Many years later, my wife Elizabeth was asked to make a cake for our niece Anna’s wedding. It was not to be the traditional fruit cake but Devil’s food cake – an over-rich chocolate sponge, far less firm in texture. When it came to assembling the three tiers, the whole assembly tipped sideways and threatened to tumble. It wouldn’t stay stable until I slide wood dowels into the lower layers, like building piles to support top layers.

Anna's Wedding Cake

So what do I do with seven cake pillars in an old cardboard box covered by paper my sister designed long ago? I can’t possibly throw them away, now they have come to life and evoked so many old memories. In particular they carry the ambivalence at the core of my family life: the injunction to work together to keep up appearances that seem rather ridiculous sixty years later.

Flying Jacket

My Father served in World War II in the Royal Air Force as a photographic specialist managing the developing and print process of intelligence photographs. He explained to me that when the British Army was set to cross the Rhine, each platoon sergeant had a full plate print of the section of the river they were to cross. In 1944 this was the height of technological achievement. He came back from the War with this flying jacket, as worn by bomber crews, and a pair of long German scissors. Neither were his, but things he exchanged with his friends. He wore the flying jacket on a very few occasions when it was very cold. But it is only suitable for sitting still in a freezing cold bomber: as soon as the wearer does any exercise, they work up a terrible sweat. The jacket now hangs with our everyday coats along with my teenage leather jacket. I have no use for it, I don’t really want it, but I won’t part with it.

Farmhouse Slatback Chairs

Driving through Barnard Castle in North Yorkshire as a young couple, just married and moved into our first house, we spotted a chair that caught our fancy outside a second-hand furniture shop and made a U-turn to stop outside. We had no furniture to speak of, eating our first supper perched on Habitat stools at the card table left behind by the previous occupants: it collapsed onto our knees as we speared our sausages. The chair was priced at twelve shillings and six pence, so we loaded it into the dicky seat of our Triumph Roadster and drove home. The other chair was given to us by Elizabeth’s mother years later, and again we strapped it onto our car – this time a yellow Renault 6 – for the drive home.

Just So Stories

Just So Stories

This book doesn’t really belong in this narrative. It doesn’t belong to me and it is not in this house. But it wants to be included, as Pooh Bear might have said, and carries a story. So here it is, a copy of Rudyard Kipling’s Just So Stories, inscribed in my father’s handwriting to Ann, 1941, for her sixth birthday. 
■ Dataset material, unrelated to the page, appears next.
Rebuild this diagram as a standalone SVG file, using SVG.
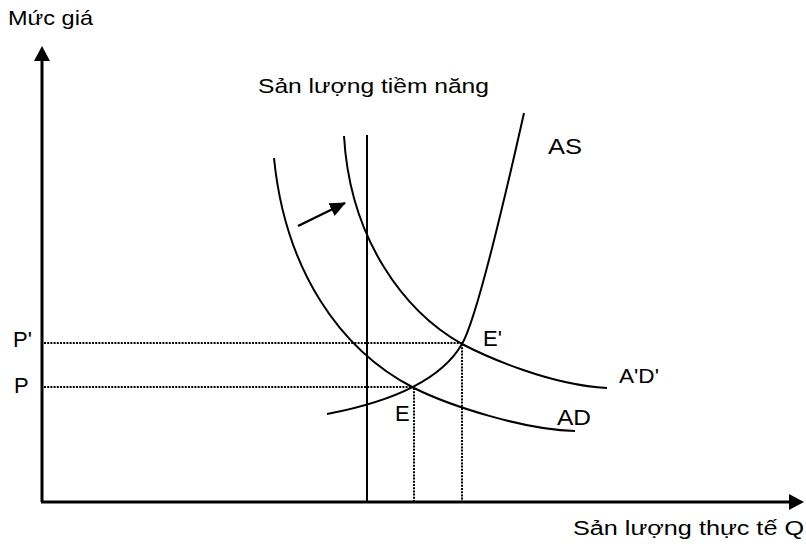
<svg xmlns="http://www.w3.org/2000/svg" width="806" height="550" viewBox="0 0 806 550">
<style>
.lbl{font-family:"Liberation Sans",Arial,sans-serif;fill:#000}
.curve{fill:none;stroke:#000;stroke-width:2}
.axis{fill:none;stroke:#000;stroke-width:3}
.guide{fill:none;stroke:#000;stroke-width:2;stroke-dasharray:2 1.2}
</style>
<defs>
<marker id="ah" markerWidth="16" markerHeight="14" refX="15" refY="7" orient="auto" markerUnits="userSpaceOnUse" viewBox="0 0 16 14">
<path d="M0,0 L16,7 L0,14 Z" fill="#000"/>
</marker>
</defs>
<rect width="806" height="550" fill="#fff"/>
<g id="axes">
<line class="axis" x1="42" y1="502" x2="42" y2="58"/>
<polygon points="42,46 34,61 50,61" fill="#000"/>
<line class="axis" x1="41" y1="502" x2="790" y2="502"/>
<polygon points="804,502 789,494 789,510" fill="#000"/>
<text class="lbl" x="8" y="25" font-size="21" textLength="85" lengthAdjust="spacingAndGlyphs">Mức giá</text>
<text class="lbl" x="573" y="535" font-size="20" textLength="231" lengthAdjust="spacingAndGlyphs">Sản lượng thực tế  Q</text>
</g>
<g id="potential">
<line class="curve" x1="367" y1="135" x2="367" y2="502"/>
<text class="lbl" x="258" y="93" font-size="21" textLength="231" lengthAdjust="spacingAndGlyphs">Sản lượng tiềm năng</text>
</g>
<g id="AS">
<path class="curve" d="M327,414 C385,403 440,382 462,344 C475,322 500,220 524,113"/>
<text class="lbl" x="548" y="154" font-size="22" textLength="34" lengthAdjust="spacingAndGlyphs">AS</text>
</g>
<g id="AD">
<path class="curve" d="M274,158 C285,270 340,350 414,388 C450,406 525,430 575,431"/>
<text class="lbl" x="557" y="425" font-size="22" textLength="34" lengthAdjust="spacingAndGlyphs">AD</text>
</g>
<g id="ApDp">
<path class="curve" d="M344,136 C350,240 405,312 462,344 C487,357 550,385 607,388"/>
<text class="lbl" x="619" y="383" font-size="21" textLength="40" lengthAdjust="spacingAndGlyphs">A'D'</text>
</g>
<g id="connectors">
<line class="guide" x1="44" y1="343" x2="462" y2="343"/>
<line class="guide" x1="44" y1="387" x2="414" y2="387"/>
<line class="guide" x1="414" y1="388" x2="414" y2="501"/>
<line class="guide" x1="462" y1="344" x2="462" y2="501"/>
<line x1="298" y1="226" x2="345" y2="203" stroke="#000" stroke-width="2.5" marker-end="url(#ah)"/>
</g>
<g id="points">
<text class="lbl" x="13" y="347" font-size="22">P'</text>
<text class="lbl" x="14" y="393" font-size="22">P</text>
<text class="lbl" x="483" y="346" font-size="22">E'</text>
<text class="lbl" x="395" y="421" font-size="22">E</text>
</g>
</svg>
My Father loved reading these stories, and we loved hearing them. He read with great drama, putting on appropriate voices for the different animal characters. When the bi-coloured python rocksnake eventually managed to pull the Elephant’s Child out of the grip of the crocodile, with a “plop which you could hear up and down the Limpopo River”, he would put his finger inside his cheek and pull it out to make the popping noise. Quite a performance from my undemonstrative father! I imagine that his father read it to him, with the same unaccustomed drama.

I found the book in his bookcase when he died – one of very few that he kept. I was tempted not to mention it, but of course had to ask Ann if she wanted it, to which she replied, “Of course I do! It’s mine!” which says something of the emotional charge it carries.

When Ann died, this was one of two items mentioned in her will, with the wish that it be passed to our cousin Timothy in America. I believe it is on its way. When he opens it, he will see his uncle’s marking of the various stories for reading out loud, in particular the shortening of the rather long story of The Elephant’s Child.

Just So dedication

Family Books

Family Books

The Reason family has had a good share of authors, following in the footsteps of my grandfather Rev Will Reason who wrote serious books on social and religious issues including The Social Problem for Christian CitizensHomes and Housing, and Drink and the Community. He also wrote books for children, including What Jesus Said and The Knight and the Dragon. His brother-in-law, Percy Alden, Liberal Party MP and social campaigner, also wrote on social reform, including The Unemployed – A Social Question and The Unemployable and Democratic England.

 My Aunt Joyce, my father’s eldest sister, was the most prolific writer in the family, writing pretty much a book each year in her mid-years. She published historical novels for children – Bran the Bronze Smith, Swords of Iron, Prentices and Clubs, To Capture the King, The Secret Fortress, Red Pennants Flying – in which imaginary child characters took key roles in real historical events. As a small boy I enjoyed these very much. She also wrote Tales from the LMS (London Missionary Society) and a series of biographies of Christian missionaries – people like John Williams and David Livingstone – who went out to convert the poor ignorant natives in Africa and the South Seas. Very well meaning, but distinctly embarrassing in these post-colonial times!  I think she was very much under-appreciated in my immediate family – seen as a bit odd in many ways. Her life is beautifully re-constructed by Matthew in his book The Resurrection of Joyce Reason, which unfortunately never found a publisher. Her younger sister, Hazel, a science teacher in a girls’ school, published a popular science book The Road to Modern Science which went through several editions. My father Ken did not contribute to the family tradition!

Several of these family books are tucked away on the top shelf in my study. Matthew has collected some more. Some volumes are in very poor condition and need tender loving care. And of course, the tradition of writing has continued in the following two generations.